In 1812 he was appointed to the Shelby circuit, and in 1813 to the Salt River district, where he remained for three years. In July, 1816, being bereaved of his pious and faithful wife, who left him with nine children, he was compelled to locate. IN 1817 he was united in marriage the second time. He married Miss Elizabeth Spears, daughter of Jacob Spears, who was one of the first settlers in Lincoln county, Kentucky. She was born August 21st, 1787. Her father's mother was Christine Froman Spears, who was of French and German descent, and was a granddaughter of General Fry, who was an officer in the old French war, and distinguished himself at the battle of Fort Duquesne, where Braddock was defeated.

The same year that he was married, he was readmitted into the Conference, and appointed to the Cumberland district, in the Tennessee Conference, and in 1821 he was placed in charge of the Green River district, Kentucky Conference, on each of which, he remained for four years. The labors of Mr. Holliday in Kentucky, whether in charge of circuits of districts, were greatly blessed to the church. This was equally true of his labors on the Danville, Lexington and Shelby circuits. For the office of presiding elder he was eminently qualified. We quote from the history of "Methodism in Kentucky," the author of which says: "His fine executive talents, his marked ability in the pulpit, wether in defending the doctrines and peculiarities of Methodism, or enforcing its practical and experimental truths, together with the kindness and gentleness showed toward the younger preachers in his district, rendered him a universal favorite as a presiding elder during his stay in Kentucky."

In the autumn of 1825 he was transferred to the Illinois Conference and appointed to the Wabash district, on which he remained until the General Conference of 1828, when he was elected Book Agent at Cincinnati. In this relation he served the church until 1836, when he was appointed presiding elder of Lebanon district, Illinois Conference, and in 1838 we find him in charge of the Alton district, on which he remained for four years. Unable longer to perform the arduous duties of a presiding elder, yet unwilling to lay aside the harness, at the Conference of 1844 we find him on the Grafton circuit, and in 1845 on the Carlinville circuit. At the close of the year, unable longer to prosecute his labors as an "itinerant" he was placed on the superannuated roll, on which he continued until his death, which occurred in 1850. The last Conference that he attended was at Quincy, Illinois, September, 1849. On his way there he was taken sick from which he never fully recovered. His sufferings in his last illness were extreme and painful, but yet such was his confidence and perfect faith and hope in the goodness of God that he bore them without a murmur. He felt and saw that the time was nigh at hand when his labors and toil of years the dread summons came to join that innumerable throng that is silently passing down to the realms of shade, he met it calmly and peacefully, and with a child-like simplicity and confidence in the mercies of Jesus Christ he passed over to the world beyond, where he received the just reward for a pure and blameless life while in this.

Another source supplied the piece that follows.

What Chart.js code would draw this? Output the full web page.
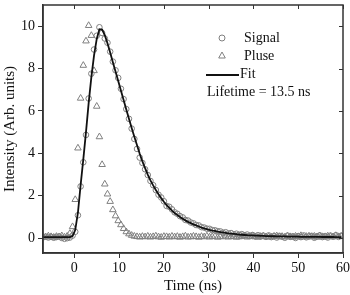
<!DOCTYPE html>
<html>
<head>
<meta charset="utf-8">
<script src="https://cdn.jsdelivr.net/npm/chart.js@4.4.1/dist/chart.umd.min.js"></script>
<style>
  body { margin: 0; background: #fff; }
  #wrap { width: 350px; height: 295px; }
</style>
</head>
<body>
<div id="wrap"><canvas id="myChart"></canvas></div>
<script>
// time axis (ns)
const times = [
  -7.0,-6.4,-5.8,-5.2,-4.6,-4.0,-3.4,-2.8,-2.2,-1.6,
  -1.0,-0.4,0.2,0.8,1.4,2.0,2.6,3.2,3.8,4.4,
  5.0,5.6,6.2,6.8,7.4,8.0,8.6,9.2,9.8,10.4,
  11.0,11.6,12.2,12.8,13.4,14.0,14.6,15.2,15.8,16.4,
  17.0,17.6,18.2,18.8,19.4,20.0,20.6,21.2,21.8,22.4,
  23.0,23.6,24.2,24.8,25.4,26.0,26.6,27.2,27.8,28.4,
  29.0,29.6,30.2,30.8,31.4,32.0,32.6,33.2,33.8,34.4,
  35.0,35.6,36.2,36.8,37.4,38.0,38.6,39.2,39.8,40.4,
  41.0,41.6,42.2,42.8,43.4,44.0,44.6,45.2,45.8,46.4,
  47.0,47.6,48.2,48.8,49.4,50.0,50.6,51.2,51.8,52.4,
  53.0,53.6,54.2,54.8,55.4,56.0,56.6,57.2,57.8,58.4,
  59.0,59.6
];

const signal = [
  0.04,0.07,0.03,0.06,0.02,0.05,0.08,0.01,-0.03,0.00,
  0.03,0.12,0.30,1.08,2.44,3.58,4.87,6.59,7.76,8.90,
  9.55,9.95,9.68,9.42,9.22,8.80,8.33,7.92,7.56,7.05,
  6.56,6.09,5.63,5.17,4.68,4.21,3.80,3.55,3.25,2.98,
  2.70,2.50,2.27,2.05,1.92,1.74,1.52,1.48,1.36,1.22,
  1.15,1.04,0.98,0.86,0.83,0.74,0.70,0.62,0.60,0.52,
  0.50,0.45,0.44,0.38,0.37,0.33,0.32,0.26,0.28,0.22,
  0.24,0.18,0.21,0.16,0.19,0.13,0.17,0.11,0.15,0.09,
  0.14,0.08,0.12,0.06,0.13,0.05,0.10,0.03,0.11,0.07,
  0.02,0.12,0.06,0.09,0.01,0.10,0.05,0.13,0.04,0.08,
  0.11,0.02,0.09,0.13,0.05,0.10,0.03,0.12,0.07,0.14,
  0.06,0.11
];

const pulse = [
  0.09,0.05,0.10,0.07,0.04,0.08,0.06,0.11,0.05,0.09,
  0.22,0.54,1.82,4.25,6.60,8.15,9.30,10.03,9.56,7.90,
  6.22,4.78,3.47,2.55,2.08,1.73,1.34,1.05,0.82,0.63,
  0.45,0.30,0.20,0.13,0.09,0.07,0.05,0.08,0.06,0.09,
  0.05,0.07,0.10,0.06,0.04,0.08,0.07,0.05,0.09,0.06,
  0.08,0.04,0.07,0.10,0.05,0.06,0.09,0.07,0.04,0.08,
  0.06,0.10,0.05,0.07,0.09,0.04,0.08,0.06,0.10,0.05,
  0.07,0.09,0.04,0.06,0.08,0.11,0.05,0.07,0.09,0.06,
  0.04,0.08,0.10,0.06,0.07,0.05,0.09,0.11,0.06,0.08,
  0.05,0.10,0.07,0.04,0.09,0.06,0.12,0.05,0.08,0.10,
  0.06,0.09,0.04,0.11,0.07,0.05,0.10,0.08,0.06,0.12,
  0.07,0.09
];

const fit = [
  0.05,0.05,0.05,0.05,0.05,0.05,0.05,0.05,0.05,0.05,
  0.05,0.10,0.38,1.20,2.50,3.72,5.00,6.38,7.60,8.62,
  9.40,9.86,9.84,9.58,9.20,8.76,8.30,7.86,7.42,6.97,
  6.52,6.07,5.63,5.20,4.78,4.38,3.98,3.62,3.30,3.00,
  2.73,2.49,2.27,2.07,1.89,1.72,1.56,1.43,1.30,1.19,
  1.09,1.00,0.92,0.84,0.77,0.71,0.65,0.60,0.55,0.50,
  0.46,0.43,0.39,0.36,0.34,0.31,0.29,0.27,0.25,0.23,
  0.21,0.20,0.19,0.17,0.16,0.15,0.14,0.135,0.13,0.12,
  0.115,0.11,0.105,0.10,0.095,0.09,0.09,0.085,0.085,0.08,
  0.08,0.075,0.075,0.07,0.07,0.07,0.065,0.065,0.065,0.06,
  0.06,0.06,0.06,0.06,0.055,0.055,0.055,0.055,0.055,0.05,
  0.05,0.05
];

const xTicks = [0, 10, 20, 30, 40, 50, 60];
const yTicks = [0, 2, 4, 6, 8, 10];

const legendLabels = ['Signal', 'Pluse', 'Fit'];
const lifetimeText = 'Lifetime = 13.5 ns';

const markerColor = '#808080';
const axisColor = '#333';

function toPoints(arr) {
  return times.map((t, i) => ({x: t, y: arr[i]}));
}

// frame, inner ticks on top/right, and the legend box
const framePlugin = {
  id: 'frame',
  afterDraw(chart) {
    const ctx = chart.ctx;
    const ca = chart.chartArea;
    const xs = chart.scales.x;
    const ys = chart.scales.y;
    ctx.save();
    ctx.strokeStyle = axisColor;
    ctx.lineWidth = 1.5;
    ctx.strokeRect(ca.left, ca.top, ca.right - ca.left, ca.bottom - ca.top);

    ctx.lineWidth = 1;
    ctx.beginPath();
    xTicks.forEach(v => {
      const px = Math.round(xs.getPixelForValue(v)) + 0.5;
      ctx.moveTo(px, ca.top);
      ctx.lineTo(px, ca.top + 4);
    });
    yTicks.forEach(v => {
      const py = Math.round(ys.getPixelForValue(v)) + 0.5;
      ctx.moveTo(ca.right, py);
      ctx.lineTo(ca.right - 4, py);
    });
    ctx.stroke();

    // legend
    const lx = 222, tx = 244;
    ctx.font = '14px "Liberation Serif"';
    ctx.fillStyle = '#111';
    ctx.textBaseline = 'middle';
    ctx.textAlign = 'left';

    ctx.strokeStyle = markerColor;
    ctx.lineWidth = 1;
    ctx.beginPath();
    ctx.arc(lx, 38, 3, 0, Math.PI * 2);
    ctx.stroke();
    ctx.fillText(legendLabels[0], tx, 38);

    ctx.beginPath();
    ctx.moveTo(lx, 52);
    ctx.lineTo(lx + 3.3, 58);
    ctx.lineTo(lx - 3.3, 58);
    ctx.closePath();
    ctx.stroke();
    ctx.fillText(legendLabels[1], tx, 56);

    ctx.strokeStyle = '#111';
    ctx.lineWidth = 1.8;
    ctx.beginPath();
    ctx.moveTo(206, 75);
    ctx.lineTo(239, 75);
    ctx.stroke();
    ctx.fillText(legendLabels[2], 240, 74);

    ctx.fillText(lifetimeText, 207, 92);
    ctx.restore();
  }
};

Chart.defaults.font.family = '"Liberation Serif", "Times New Roman", serif';
Chart.defaults.color = '#111';

const ctx = document.getElementById('myChart').getContext('2d');
const myChart = new Chart(ctx, {
  type: 'line',
  data: {
    datasets: [
      {
        label: 'Fit',
        data: toPoints(fit),
        borderColor: '#111',
        borderWidth: 1.8,
        pointRadius: 0,
        fill: false,
        tension: 0
      },
      {
        label: 'Signal',
        data: toPoints(signal),
        showLine: false,
        pointStyle: 'circle',
        pointRadius: 2.8,
        pointBorderWidth: 1,
        pointBorderColor: markerColor,
        pointBackgroundColor: 'rgba(0,0,0,0)'
      },
      {
        label: 'Pluse',
        data: toPoints(pulse),
        showLine: false,
        pointStyle: 'triangle',
        pointRadius: 3.8,
        pointBorderWidth: 1,
        pointBorderColor: markerColor,
        pointBackgroundColor: 'rgba(0,0,0,0)'
      }
    ]
  },
  options: {
    responsive: true,
    maintainAspectRatio: false,
    animation: false,
    layout: { padding: { left: 0, right: 7, top: 1, bottom: 0 } },
    plugins: {
      legend: { display: false },
      tooltip: { enabled: false }
    },
    scales: {
      x: {
        type: 'linear',
        min: -7,
        max: 60,
        afterBuildTicks: s => { s.ticks = xTicks.map(v => ({value: v})); },
        afterFit: s => { s.height = 42; s.paddingLeft = 0; s.paddingRight = 0; },
        grid: { drawOnChartArea: false, drawTicks: true, tickLength: 5, color: axisColor },
        border: { display: true, color: axisColor, width: 1.5 },
        ticks: { font: { size: 14 }, color: '#111', padding: 2, maxRotation: 0 },
        title: { display: true, text: 'Time (ns)', font: { size: 15 }, color: '#111', padding: { top: 0, bottom: 0 } }
      },
      y: {
        type: 'linear',
        min: -0.7,
        max: 11,
        afterBuildTicks: s => { s.ticks = yTicks.map(v => ({value: v})); },
        afterFit: s => { s.width = 43; s.paddingTop = 0; s.paddingBottom = 0; },
        grid: { drawOnChartArea: false, drawTicks: true, tickLength: 5, color: axisColor },
        border: { display: true, color: axisColor, width: 1.5 },
        ticks: { font: { size: 14 }, color: '#111', padding: 3 },
        title: { display: true, text: 'Intensity (Arb. units)', font: { size: 15 }, color: '#111', padding: { top: 1, bottom: 0 } }
      }
    }
  },
  plugins: [framePlugin]
});
</script>
</body>
</html>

Four of the nine children, fruits of the first marriage of Mr. Holliday, are still living. Of the latter marriage, five children were born to them: two of whom have survived the parents. Elizabeth Holliday, the latter wife of Mr. Holliday, died July 18, 1863.

In the spring of 1836 Mr. Holliday removed to Chesterfield, in Macoupin county, and entered land in the township, and at the time of his death was possessed of considerable property. It was, while he was a resident of Chesterfield, that his death occurred, as above stated. He was a man of great energy and promptness, and allowed nothing to hinder him in anything that he undertook to do, and has completed all that he set out to do. The two surviving children of the last marriage of Mr. Holliday, are George H. Holliday and Nancy H., wife of Dr. W. H. Robertson, of Carlinville. George H., the son, was finely educated, and was, while a resident of this county, one of the most prominent and influential citizen. His scholarly attainments, and researches in the domain of science and literature, together with his great store of knowledge accumulated from wide and extensive reading, made him a marked man in the community. During his stay in Cincinnati while his father had charge of the Methodist Book Agency, he had superior advantages for receiving an education. He soon became a good Latin, Green and English scholar, and also acquired a fair knowledge of the Hebrew language. After his father came back to Illinois he entered McKendree College, at Lebanon, Illinois, and graduated from that institution. He was for a number of years prominently identified in the politics of the county, and held important offices of trust within the gift of the people.

In August, 1858, he was appointed by the county court to fill out the unexpired term of Enoch Wall, who died, and who had been county clerk. He held the position until 1866, when he was nominated by the Democratic party for the same position, and was elected in the following November. In 1864 he received the nomination again, and was re-elected and held the office until the expiration of the term in 1868.

He was in 1856 elected to represent this district in the General Assembly of the state. As surveyor of the county for many years, he was perhaps the best posted man in the county, and enjoyed a larger acquaintance and was more favorably known than any other. He married Cinderella Chism, who was born in Macoupin county. There were six children born to them, all of whom are living.